Já vi água contaminada causar mil e uma coisas, mas nunca vi ninguém, em condições normais "morrer de água" (nem de maconha – e olha que quem diz sou eu, que nem gosto da erva). Afogamento não vale!nem engasgos, tá? estou falando de outra coisa. Causa mortis: água. Nunca vi.
E se for para viver sem o que eu gosto, de modo a trocar um bom consumo de pães e doces por uns cinco ou dez anos a mais de vida, morro cedo e feliz. Vida sem graça não é vida, é uma pausa chata entre o berço e a sepultura, certo? É, está certo, sou radical: vida sem graça não é vida; sexo ruim não é sexo; comida sem sabor não é alimento... Problema de quem quer chatices supostamente saudáveis e saúde sem prazer.
Achei que o meu amigo transferiu sua oratória de evangélico pregador para o produto: ou compra ou vai para o Inferno. Depois vi que não, que aquilo poderia assustar aos desavisados e forçar a compra.
E tudo começa com a pergunta: “Quanto vale a sua saúde?”, para então, no final dos 50 minutos de blablablá vir o preço: dois mil reais. É muita cara de pau oferecer um purificador de água a dois mil reais. Sim, para os amigos, tipo eu, mil e quinhentos reais – talvez parcelados em três vezes, excepcionalmente, para mim.
O teste prático é um terrorismo triplamente qualificado, com intenção de matar a gente de indignação: ele acopla o aparelho na torneira da pia da cozinha, testa daqui e dali, acrescenta produtos químicos e reagentes e conclui que estamos tomando suco de bactérias. Não sei como ele não pegou minha água mineral naquele instante para fazer teste de coliformes.

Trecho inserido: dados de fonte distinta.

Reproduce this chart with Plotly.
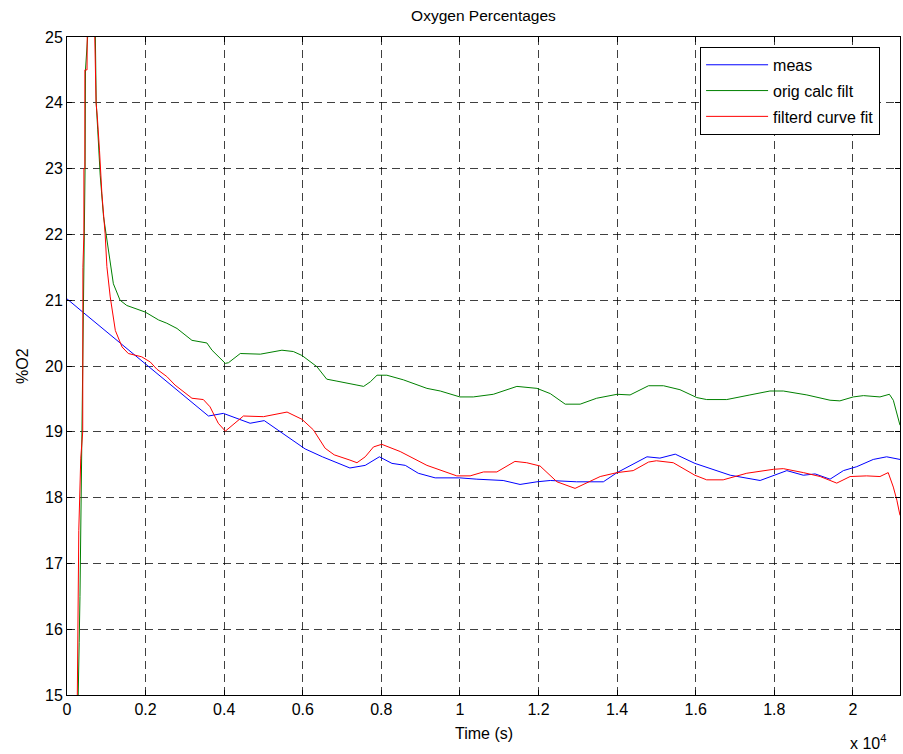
import plotly.graph_objects as go

# ---- data (time in seconds, %O2) ----
meas_t = [0, 380, 3600, 3980, 4660, 5020, 6060, 6500, 7200, 7590, 7950, 8270, 8610, 8940, 9370,
          10000, 10430, 11100, 11530, 11960, 12300, 12970, 13650, 14000, 14760, 15090, 15480,
          15980, 16880, 17640, 18320, 18740, 19040, 19420, 19760, 20100, 20520, 20860, 21200]
meas_y = [21.02, 20.83, 19.24, 19.28, 19.13, 19.17, 18.74, 18.62, 18.45, 18.49, 18.62, 18.52, 18.49, 18.37, 18.30,
          18.30, 18.28, 18.26, 18.20, 18.24, 18.26, 18.24, 18.24, 18.38, 18.62, 18.60, 18.66,
          18.52, 18.34, 18.26, 18.41, 18.34, 18.36, 18.28, 18.41, 18.47, 18.58, 18.62, 18.58]

calc_t = [270, 285, 300, 310, 330, 360, 400, 440, 460, 470, 547, 600, 680, 718, 743, 781, 820, 845,
          930, 1015, 1100, 1180, 1350, 1520, 1990, 2330, 2540, 2800, 3180, 3560, 3690, 4030, 4110,
          4410, 4920, 5470, 5760, 5980, 6360, 6610, 6870, 7160, 7380, 7550, 7720, 7890, 8140, 8560,
          9160, 9500, 10000, 10340, 10850, 11450, 11960, 12300, 12680, 13060, 13480, 14000, 14330,
          14800, 15180, 15600, 16030, 16280, 16790, 17380, 17890, 18230, 18830, 19420, 19670,
          20010, 20270, 20690, 20930, 21030, 21120, 21200]
calc_y = [14.5, 15.4, 15.4, 15.8, 16.5, 18.0, 20.0, 22.5, 23.0, 24.5, 25.2, 27.0, 27.0, 25.2, 24.0, 23.6, 23.1, 22.9,
          22.27, 21.91, 21.56, 21.25, 21.0, 20.92, 20.82, 20.70, 20.65, 20.57, 20.39, 20.35, 20.24, 20.04, 20.05,
          20.19, 20.18, 20.24, 20.22, 20.16, 19.99, 19.80, 19.77, 19.73, 19.71, 19.69, 19.76, 19.86, 19.86, 19.79,
          19.66, 19.62, 19.53, 19.53, 19.57, 19.69, 19.66, 19.58, 19.42, 19.42, 19.51, 19.57, 19.56,
          19.70, 19.70, 19.64, 19.52, 19.49, 19.49, 19.56, 19.62, 19.62, 19.56, 19.48, 19.47,
          19.53, 19.55, 19.53, 19.57, 19.48, 19.28, 19.10]

fit_t = [255, 275, 300, 350, 400, 405, 430, 430, 455, 455, 510, 520, 560, 640, 690, 700, 715, 740, 770,
         800, 827, 888, 970, 1015, 1100, 1230, 1400, 1560, 1900, 2120, 2290, 2540, 2750, 3180, 3470,
         3640, 3850, 4030, 4200, 4490, 5000, 5600, 5980, 6270, 6570, 6800, 7200, 7380, 7590, 7800,
         8010, 8480, 9160, 9920, 10260, 10600, 10940, 11400, 11700, 12040, 12470, 12930, 13570,
         14000, 14410, 14800, 15000, 15430, 15980, 16280, 16700, 17300, 17980, 18230, 18740, 19170,
         19590, 19930, 20350, 20690, 20900, 21030, 21120, 21200]
fit_y = [14.5, 16.0, 17.5, 18.6, 19.0, 21.5, 22.0, 23.0, 23.0, 24.5, 24.5, 25.5, 27.0, 27.0, 25.5, 25.0, 24.5, 24.0, 23.8,
         23.4, 23.28, 22.62, 22.01, 21.51, 21.05, 20.54, 20.29, 20.19, 20.14, 20.06, 19.95, 19.84, 19.71, 19.51, 19.49,
         19.38, 19.13, 19.01, 19.10, 19.24, 19.23, 19.30, 19.19, 19.03, 18.75, 18.65, 18.57, 18.53, 18.62, 18.77,
         18.81, 18.70, 18.49, 18.33, 18.33, 18.39, 18.39, 18.55, 18.53, 18.48, 18.24, 18.14, 18.32,
         18.38, 18.41, 18.54, 18.56, 18.53, 18.34, 18.27, 18.27, 18.37, 18.43, 18.44, 18.38, 18.32,
         18.22, 18.32, 18.33, 18.32, 18.38, 18.16, 17.96, 17.73]

x_tickvals = [0, 2000, 4000, 6000, 8000, 10000, 12000, 14000, 16000, 18000, 20000]
x_ticktext = ["0", "0.2", "0.4", "0.6", "0.8", "1", "1.2", "1.4", "1.6", "1.8", "2"]
y_tickvals = [15, 16, 17, 18, 19, 20, 21, 22, 23, 24, 25]

FONT = "Liberation Sans, Arial, Helvetica, sans-serif"
FS = 16

fig = go.Figure()
fig.add_trace(go.Scatter(x=meas_t, y=meas_y, mode="lines", name="meas", legendgroup="a",
                         line=dict(color="#0000ff", width=1)))
fig.add_trace(go.Scatter(x=calc_t, y=calc_y, mode="lines", name="orig calc filt", legendgroup="b",
                         line=dict(color="#008000", width=1)))
fig.add_trace(go.Scatter(x=fit_t, y=fit_y, mode="lines", name="filterd curve fit", legendgroup="c",
                         line=dict(color="#ff0000", width=1)))

axis_common = dict(showline=True, linecolor="black", linewidth=1, mirror="ticks",
                   ticks="inside", ticklen=5, tickcolor="black",
                   showgrid=True, gridcolor="rgba(0,0,0,0.75)", gridwidth=1, griddash="8px,5px",
                   zeroline=False, tickfont=dict(family=FONT, size=FS, color="black"))

fig.update_xaxes(range=[0, 21200], tickvals=x_tickvals, ticktext=x_ticktext, **axis_common)
fig.update_yaxes(range=[15, 25], tickvals=y_tickvals, **axis_common)

fig.update_layout(
    width=903, height=754,
    margin=dict(l=67, r=3, t=37, b=59),
    paper_bgcolor="white", plot_bgcolor="white",
    font=dict(family=FONT, size=FS, color="black"),
    title=dict(text="Oxygen Percentages", x=0.5, xref="paper", y=0.980, yref="container",
               xanchor="center", yanchor="middle", font=dict(family=FONT, size=15.5, color="black")),
    showlegend=True,
    legend=dict(x=0.76, y=0.985, xanchor="left", yanchor="top",
                bgcolor="white", bordercolor="black", borderwidth=1,
                itemwidth=62, font=dict(family=FONT, size=FS, color="black"),
                tracegroupgap=2),
    annotations=[
        dict(text="Time (s)", xref="paper", yref="paper", x=0.5, y=-0.058,
             xanchor="center", yanchor="middle", showarrow=False,
             font=dict(family=FONT, size=FS, color="black")),
        dict(text="%O2", xref="paper", yref="paper", x=-0.054, y=0.5, textangle=-90,
             xanchor="center", yanchor="middle", showarrow=False,
             font=dict(family=FONT, size=FS, color="black")),
        dict(text="x 10<sup>4</sup>", xref="paper", yref="paper", x=0.962, y=-0.071,
             xanchor="center", yanchor="middle", showarrow=False,
             font=dict(family=FONT, size=FS, color="black")),
    ],
)

fig.write_html("out.html")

Presumo que soubesse que isso detonaria o trabalho dele.
Perplexa, tive que agüentar as perguntas práticas sobre meu cartão de crédito e sobre a necessidade real de adquirir aquilo lá. Só se eu estivesse louca: a tecnologia YXP mega-oxy-base-international, que não passa de pedrinhas de carvão ativado, ozônio e afins, não me convenceu. Não é que não filtre ou que não purifique a água: funciona, eu creio. Justamente isso: boa parte do que a gente consome se baseia em crenças - crença na idoneidade do fabricante, crença na propaganda, nos resultados, nos benefícios, na qualidade, na eficiência...
Num dia sei lá quando, o Dr. Dráuzio Varela examinava pulmões de fumantes e de não fumantes, na televisão. Aí o repórter notou umas manchinhas tipo as sardas de um peixe surubim no que era considerado o pulmão saudável e perguntou do que tratava: o médico disse que eram resíduos de poluição que foram respirados por ele e tal e tal. Isso, sim, assusta, mas sabemos que é real. E quem vai me oferecer um ar melhor? Um purificador de ar que se estenda por onde quer que eu vá? O problema continua sendo um problema coletivo, de ar, de água, de alimentos, de tudo que consumimos com impurezas... Mas, mesmo assim, vivemos.
O que observo, porém, é a forma como os terroristas do comércio fazem a aquisição de um produto parecer não apenas uma necessidade, mas uma questão de vida ou morte.
Perdi meu tempo, mas não perdi meus mil e quinhentos reais... ou dois mil reais (quem sabe se a amizade supera os juros, não é?).
Eu tenho vivido sem coisas essenciais, quanto mais sem purificador de água? Se alguém quiser me vender alguma coisa, se ligue: sou osso duro de roer. E mais: em breve, numa loja perto de você, finalmente você vai encontrar o Spray Repelente de Vendedores Terroristas. Na compra você ganha grátis um Spray Master Repelente de Vendedor da Hailiving, que foi o que me aterrorizou aqui em casa.